The Pomegranate Center has developed an elegant model that includes basic ground rules for engagement that are amazingly effective for developing what I would call civic fitness, enabling progress to happen that is inclusive, respectful and visionary. Please check out his talks on their web-site: www.pomegranatecenter.org

At this darkest time of the year, and at this point in America’s civic life, I want to offer a glimpse of possibilities that are within our reach to bring about. Our attitudes, habits and engagement needs significant adjustment.

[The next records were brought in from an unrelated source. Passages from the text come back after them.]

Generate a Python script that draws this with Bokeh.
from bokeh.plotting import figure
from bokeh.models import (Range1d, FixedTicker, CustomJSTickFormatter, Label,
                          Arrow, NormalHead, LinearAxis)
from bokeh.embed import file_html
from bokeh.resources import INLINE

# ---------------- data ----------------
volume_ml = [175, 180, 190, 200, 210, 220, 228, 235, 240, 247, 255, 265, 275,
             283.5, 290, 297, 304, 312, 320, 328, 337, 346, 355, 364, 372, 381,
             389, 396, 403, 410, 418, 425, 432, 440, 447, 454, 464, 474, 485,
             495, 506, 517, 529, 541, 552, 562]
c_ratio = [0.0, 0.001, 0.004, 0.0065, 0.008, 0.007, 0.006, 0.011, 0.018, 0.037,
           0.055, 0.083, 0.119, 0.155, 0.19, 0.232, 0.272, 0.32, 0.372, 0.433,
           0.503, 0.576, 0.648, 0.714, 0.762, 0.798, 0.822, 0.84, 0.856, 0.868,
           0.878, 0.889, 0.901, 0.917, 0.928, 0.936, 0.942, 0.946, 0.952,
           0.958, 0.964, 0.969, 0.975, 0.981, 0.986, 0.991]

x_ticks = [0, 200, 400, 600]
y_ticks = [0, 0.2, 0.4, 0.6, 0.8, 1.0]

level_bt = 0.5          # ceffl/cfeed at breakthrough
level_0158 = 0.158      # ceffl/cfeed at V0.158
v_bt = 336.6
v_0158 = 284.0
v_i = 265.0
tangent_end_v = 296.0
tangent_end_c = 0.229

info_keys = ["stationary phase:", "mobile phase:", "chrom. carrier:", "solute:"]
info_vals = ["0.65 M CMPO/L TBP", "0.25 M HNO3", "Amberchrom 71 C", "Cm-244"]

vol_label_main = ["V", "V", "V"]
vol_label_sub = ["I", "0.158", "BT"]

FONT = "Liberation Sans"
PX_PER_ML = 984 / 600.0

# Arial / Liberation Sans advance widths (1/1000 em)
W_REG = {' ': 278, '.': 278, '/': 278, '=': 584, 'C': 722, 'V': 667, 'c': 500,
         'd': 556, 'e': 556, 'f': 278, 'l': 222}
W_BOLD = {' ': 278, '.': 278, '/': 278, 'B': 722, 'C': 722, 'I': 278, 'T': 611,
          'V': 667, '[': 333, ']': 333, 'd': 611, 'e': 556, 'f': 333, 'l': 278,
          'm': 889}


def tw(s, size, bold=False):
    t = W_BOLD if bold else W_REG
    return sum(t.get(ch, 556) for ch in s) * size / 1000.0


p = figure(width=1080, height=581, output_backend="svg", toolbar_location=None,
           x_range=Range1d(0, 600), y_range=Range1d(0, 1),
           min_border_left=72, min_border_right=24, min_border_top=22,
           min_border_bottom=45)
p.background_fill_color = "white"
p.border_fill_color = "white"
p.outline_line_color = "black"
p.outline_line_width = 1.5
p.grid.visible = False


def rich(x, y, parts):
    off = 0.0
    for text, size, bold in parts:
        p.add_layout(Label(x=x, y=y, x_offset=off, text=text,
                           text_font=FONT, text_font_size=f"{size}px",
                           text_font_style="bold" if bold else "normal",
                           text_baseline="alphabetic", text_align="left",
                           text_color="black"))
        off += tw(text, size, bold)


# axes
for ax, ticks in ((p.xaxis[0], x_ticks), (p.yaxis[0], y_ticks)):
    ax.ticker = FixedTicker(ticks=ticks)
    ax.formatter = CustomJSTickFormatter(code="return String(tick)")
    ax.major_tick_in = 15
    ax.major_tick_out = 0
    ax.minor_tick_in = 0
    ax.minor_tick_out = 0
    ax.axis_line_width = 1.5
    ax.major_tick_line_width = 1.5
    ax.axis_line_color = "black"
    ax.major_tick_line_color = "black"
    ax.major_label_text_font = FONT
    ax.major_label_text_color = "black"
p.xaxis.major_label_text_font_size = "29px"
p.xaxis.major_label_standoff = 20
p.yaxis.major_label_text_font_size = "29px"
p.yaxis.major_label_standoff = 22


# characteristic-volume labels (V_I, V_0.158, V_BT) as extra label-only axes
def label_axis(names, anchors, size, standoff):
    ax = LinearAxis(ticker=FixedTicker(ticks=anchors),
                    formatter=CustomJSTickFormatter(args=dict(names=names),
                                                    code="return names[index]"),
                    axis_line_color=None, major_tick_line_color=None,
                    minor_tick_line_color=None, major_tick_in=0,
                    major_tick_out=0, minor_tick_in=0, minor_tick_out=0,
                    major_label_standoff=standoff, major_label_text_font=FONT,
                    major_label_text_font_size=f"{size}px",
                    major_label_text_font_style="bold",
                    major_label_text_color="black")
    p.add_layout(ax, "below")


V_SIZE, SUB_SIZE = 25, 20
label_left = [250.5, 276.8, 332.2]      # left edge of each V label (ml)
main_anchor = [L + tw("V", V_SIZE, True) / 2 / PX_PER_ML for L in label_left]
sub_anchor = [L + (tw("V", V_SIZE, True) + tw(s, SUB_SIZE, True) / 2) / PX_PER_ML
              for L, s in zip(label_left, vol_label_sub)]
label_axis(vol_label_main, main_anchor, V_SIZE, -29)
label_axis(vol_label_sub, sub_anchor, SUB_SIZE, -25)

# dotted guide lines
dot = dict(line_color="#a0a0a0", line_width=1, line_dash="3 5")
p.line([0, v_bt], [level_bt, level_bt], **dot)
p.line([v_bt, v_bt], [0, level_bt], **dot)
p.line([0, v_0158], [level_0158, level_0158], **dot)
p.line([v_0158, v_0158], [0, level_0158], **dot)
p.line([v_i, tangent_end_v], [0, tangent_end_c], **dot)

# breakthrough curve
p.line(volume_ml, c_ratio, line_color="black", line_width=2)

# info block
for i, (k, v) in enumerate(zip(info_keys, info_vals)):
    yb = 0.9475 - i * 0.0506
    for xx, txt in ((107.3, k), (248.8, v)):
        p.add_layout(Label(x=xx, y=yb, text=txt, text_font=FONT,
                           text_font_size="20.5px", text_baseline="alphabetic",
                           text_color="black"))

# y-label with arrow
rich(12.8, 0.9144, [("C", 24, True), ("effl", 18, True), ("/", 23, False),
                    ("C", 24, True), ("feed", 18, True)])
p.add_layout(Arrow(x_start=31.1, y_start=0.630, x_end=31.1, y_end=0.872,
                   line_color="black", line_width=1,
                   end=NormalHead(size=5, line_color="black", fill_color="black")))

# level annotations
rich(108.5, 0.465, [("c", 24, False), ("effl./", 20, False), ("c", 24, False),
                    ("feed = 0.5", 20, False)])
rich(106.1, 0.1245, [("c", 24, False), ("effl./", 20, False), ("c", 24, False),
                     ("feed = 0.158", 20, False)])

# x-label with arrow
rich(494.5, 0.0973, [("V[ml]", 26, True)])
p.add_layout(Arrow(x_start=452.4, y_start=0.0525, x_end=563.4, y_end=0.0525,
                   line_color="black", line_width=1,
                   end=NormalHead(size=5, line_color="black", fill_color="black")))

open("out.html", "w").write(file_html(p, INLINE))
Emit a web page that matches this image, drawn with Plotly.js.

We all know what it feels like to be respected, even in disagreement. Remember, the larger consciousness can embrace the smaller, but not the other way around. “Forgive them Father, they know not what they do,” is an example of someone with a greater capacity for integration, inclusion and forgiveness than those who were attacking him, and eventually crucified him. All the great spiritual leaders have their own versions of this capacity. This is the time we need to enlarge our hearts,  link arms to form new bonds, and begin to build muscle-tone so we can move together towards a kinder, more inclusive and enlightened civilization that is respectful of all our relations. This idea about respect for our relations is what the indigenous, first nation people offer as an important model. They don’t objectify other creatures, but identify them as relations. That’s a key orientation! We need to develop better relation-ships. This frame of reference is crucial.